Celui qui se présente comme le candidat de la loi
et de l'ordre a été le président de l'arbitraire et du désordre
dans les rues des villes. Trump a annoncé le retrait des troupes
américaines d'Allemagne, et a envoyé la troupe à Portland. Se
posant comme "le seul rempart entre le rêve américain et
l'anarchie, la folie et le chaos", et la menace d'une présidence
"socialiste" (celle de Joe Biden... qui ironise : "est-ce que
j'ai l'air d'être un socialiste radical avec une affinité pour
les émeutiers ?"), Trump, misant sur la peur du désordre pour
mobiliser son électorat, a organisé une sorte de chaos
politique, ramenant le débat démocratique à un échange de
horions et réduit le discours politique aux limites d'un tweet.
Et sa conseillère du moment, Kellyanne Conway, confirme sur la
chaîne (très à droite) Fox News : "Plus il y a de chaos,
d'anarchie, de vandalisme et de violence, plus cela illustre
clairement qui représente le meilleur choix pour la loi, l'ordre
et la sécurité publique".
Biden, candidat de gauche, fourrier du socialisme comme le considère Trump (et, en écho, le vice-président Pence, pour qui le très modéré candidat démocrate est "le cheval de Troie de la gauche radicale" ? La plaisanterie peine à convaincre au sein même du parti de Trump : Un groupe de personnalités républicaines s'est rassemblé dans le "Lincoln Project" pour contribuer à la défaite de Trump, que le seul ancien président républicain encore en vue, Dobleyou Bush, refuse de soutenir, et son Secrétaire d'Etat, Colin Powell, soutient Biden, pour qui des comités d'action dirigés par des républicains, y compris d'anciens responsables des campagnes de Bush et de McCain, appellent à voter, comme 70 anciens élus du "grand vieux parti", qui, dans une lettre ouverte publiée par le Wall Street Journal, considère que Trump a "montré qu'il était dangereusement inapte à faire un nouveau mandat", qu'il avait "gravement mis en danger le rôle de l'Amérique comme leader du monde", avait été "incapable de diriger le pays pendant la crise nationale" de la pandémie, et avait "sapé la confiance en nos élections" et donc en la démocratie américaine.

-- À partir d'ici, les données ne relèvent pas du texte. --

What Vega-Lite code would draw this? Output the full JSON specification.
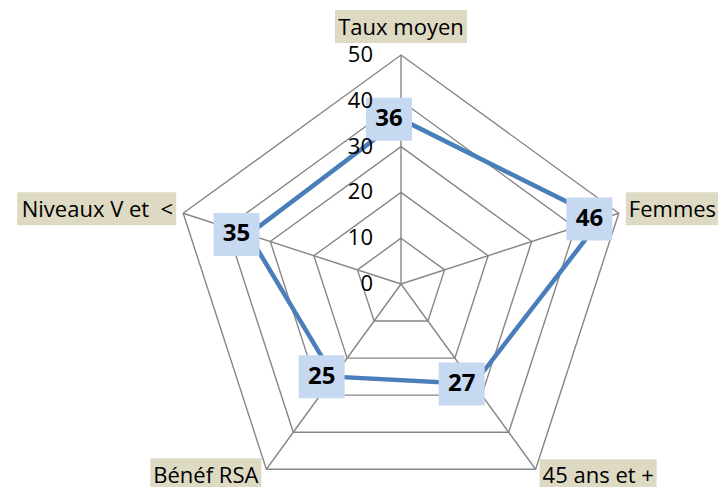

Qui reste soutenir Trump ? Selon les sondages, 45
% de l'électorat national -une proportion extraordinairement
stable. Et
d'entre ses soutiens les plus solides, on trouve, outre son
vice-président, le très catholique et très conservateur Mike
Pence, les chrétiens blancs évangéliques conservateurs - et
chaque terme a son importance : chrétiens, blancs,
évangéliques (donc protestants) et conservateurs... Eux ne
sont pas dans un combat politique, mais dans un combat
religieux, convaincus d'avoir pour mission de faire advenir
le Royaume de Dieu sur terre, et voyant en Trump
l'instrument de ce rêve eschatologique., qui ne peut être
réalisé qu'en terrassant les instruments, conscients ou
inconscients, du diable : les démocrates, les noirs, les
catholiques, les juifs, les musulmans, les athées.